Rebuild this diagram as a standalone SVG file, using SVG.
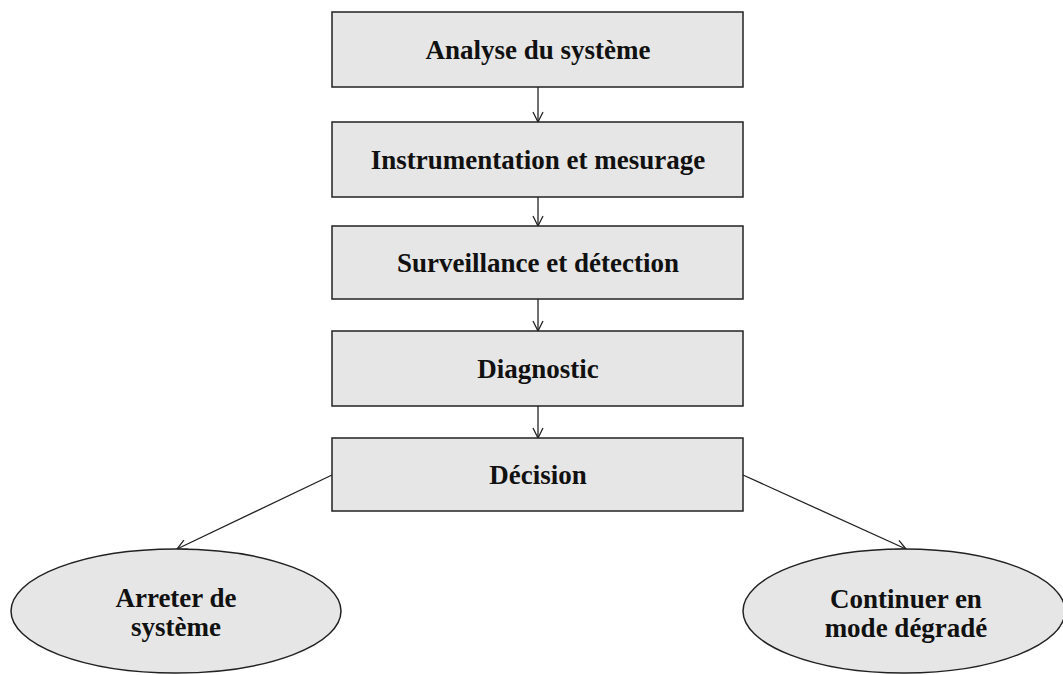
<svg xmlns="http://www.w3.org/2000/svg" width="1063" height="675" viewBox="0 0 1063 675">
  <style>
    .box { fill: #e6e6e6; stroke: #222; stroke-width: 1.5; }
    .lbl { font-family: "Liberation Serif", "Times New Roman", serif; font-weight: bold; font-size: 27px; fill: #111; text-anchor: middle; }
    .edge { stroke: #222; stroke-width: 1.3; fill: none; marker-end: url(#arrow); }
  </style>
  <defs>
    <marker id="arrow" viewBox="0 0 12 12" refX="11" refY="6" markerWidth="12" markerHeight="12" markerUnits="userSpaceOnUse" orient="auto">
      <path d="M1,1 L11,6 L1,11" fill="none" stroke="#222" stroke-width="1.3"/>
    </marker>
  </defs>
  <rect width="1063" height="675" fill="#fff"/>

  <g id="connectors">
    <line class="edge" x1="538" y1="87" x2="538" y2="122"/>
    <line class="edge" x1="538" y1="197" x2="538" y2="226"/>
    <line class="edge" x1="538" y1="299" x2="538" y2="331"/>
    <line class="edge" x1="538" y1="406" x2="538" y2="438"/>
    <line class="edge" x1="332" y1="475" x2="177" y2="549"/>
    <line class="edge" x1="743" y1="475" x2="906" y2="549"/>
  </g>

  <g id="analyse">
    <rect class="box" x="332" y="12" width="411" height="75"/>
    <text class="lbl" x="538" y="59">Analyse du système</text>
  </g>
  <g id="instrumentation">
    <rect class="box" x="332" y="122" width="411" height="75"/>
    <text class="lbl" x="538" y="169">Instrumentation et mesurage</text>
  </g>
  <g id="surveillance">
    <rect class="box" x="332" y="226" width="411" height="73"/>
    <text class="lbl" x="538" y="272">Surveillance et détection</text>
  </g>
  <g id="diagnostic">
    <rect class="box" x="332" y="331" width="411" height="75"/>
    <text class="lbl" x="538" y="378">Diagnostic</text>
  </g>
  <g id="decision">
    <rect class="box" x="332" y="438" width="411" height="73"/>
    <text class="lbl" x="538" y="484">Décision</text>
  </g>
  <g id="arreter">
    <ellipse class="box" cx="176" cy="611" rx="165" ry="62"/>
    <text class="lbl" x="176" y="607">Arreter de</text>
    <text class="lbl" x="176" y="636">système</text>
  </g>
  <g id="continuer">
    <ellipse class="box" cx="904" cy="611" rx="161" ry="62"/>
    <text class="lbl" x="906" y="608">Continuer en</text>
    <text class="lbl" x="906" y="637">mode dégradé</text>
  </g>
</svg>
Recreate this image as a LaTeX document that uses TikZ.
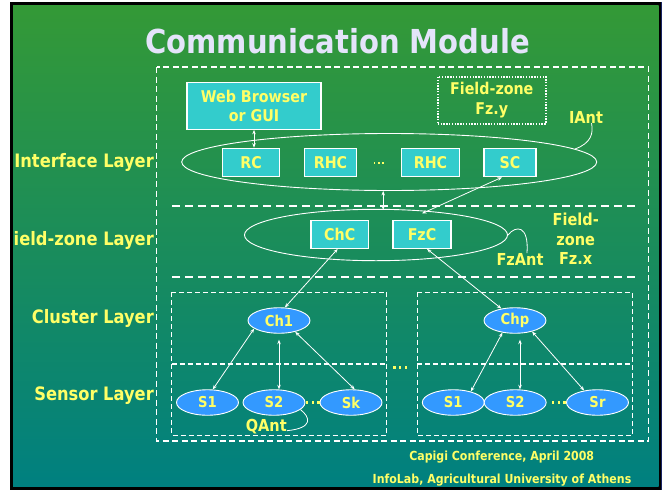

□ □ □ □ □ □ □

EXERCISE GOAL: Print all the records again exactly; do not include any picture.

SOLUTION TO THIS EXERCISE:
Rebuild this diagram as a standalone SVG file, using SVG.
<svg xmlns="http://www.w3.org/2000/svg" width="1063" height="675" viewBox="0 0 1063 675">
  <style>
    .box { fill: #e6e6e6; stroke: #222; stroke-width: 1.5; }
    .lbl { font-family: "Liberation Serif", "Times New Roman", serif; font-weight: bold; font-size: 27px; fill: #111; text-anchor: middle; }
    .edge { stroke: #222; stroke-width: 1.3; fill: none; marker-end: url(#arrow); }
  </style>
  <defs>
    <marker id="arrow" viewBox="0 0 12 12" refX="11" refY="6" markerWidth="12" markerHeight="12" markerUnits="userSpaceOnUse" orient="auto">
      <path d="M1,1 L11,6 L1,11" fill="none" stroke="#222" stroke-width="1.3"/>
    </marker>
  </defs>
  <rect width="1063" height="675" fill="#fff"/>

  <g id="connectors">
    <line class="edge" x1="538" y1="87" x2="538" y2="122"/>
    <line class="edge" x1="538" y1="197" x2="538" y2="226"/>
    <line class="edge" x1="538" y1="299" x2="538" y2="331"/>
    <line class="edge" x1="538" y1="406" x2="538" y2="438"/>
    <line class="edge" x1="332" y1="475" x2="177" y2="549"/>
    <line class="edge" x1="743" y1="475" x2="906" y2="549"/>
  </g>

  <g id="analyse">
    <rect class="box" x="332" y="12" width="411" height="75"/>
    <text class="lbl" x="538" y="59">Analyse du système</text>
  </g>
  <g id="instrumentation">
    <rect class="box" x="332" y="122" width="411" height="75"/>
    <text class="lbl" x="538" y="169">Instrumentation et mesurage</text>
  </g>
  <g id="surveillance">
    <rect class="box" x="332" y="226" width="411" height="73"/>
    <text class="lbl" x="538" y="272">Surveillance et détection</text>
  </g>
  <g id="diagnostic">
    <rect class="box" x="332" y="331" width="411" height="75"/>
    <text class="lbl" x="538" y="378">Diagnostic</text>
  </g>
  <g id="decision">
    <rect class="box" x="332" y="438" width="411" height="73"/>
    <text class="lbl" x="538" y="484">Décision</text>
  </g>
  <g id="arreter">
    <ellipse class="box" cx="176" cy="611" rx="165" ry="62"/>
    <text class="lbl" x="176" y="607">Arreter de</text>
    <text class="lbl" x="176" y="636">système</text>
  </g>
  <g id="continuer">
    <ellipse class="box" cx="904" cy="611" rx="161" ry="62"/>
    <text class="lbl" x="906" y="608">Continuer en</text>
    <text class="lbl" x="906" y="637">mode dégradé</text>
  </g>
</svg>
Recreate this image as a LaTeX document that uses TikZ.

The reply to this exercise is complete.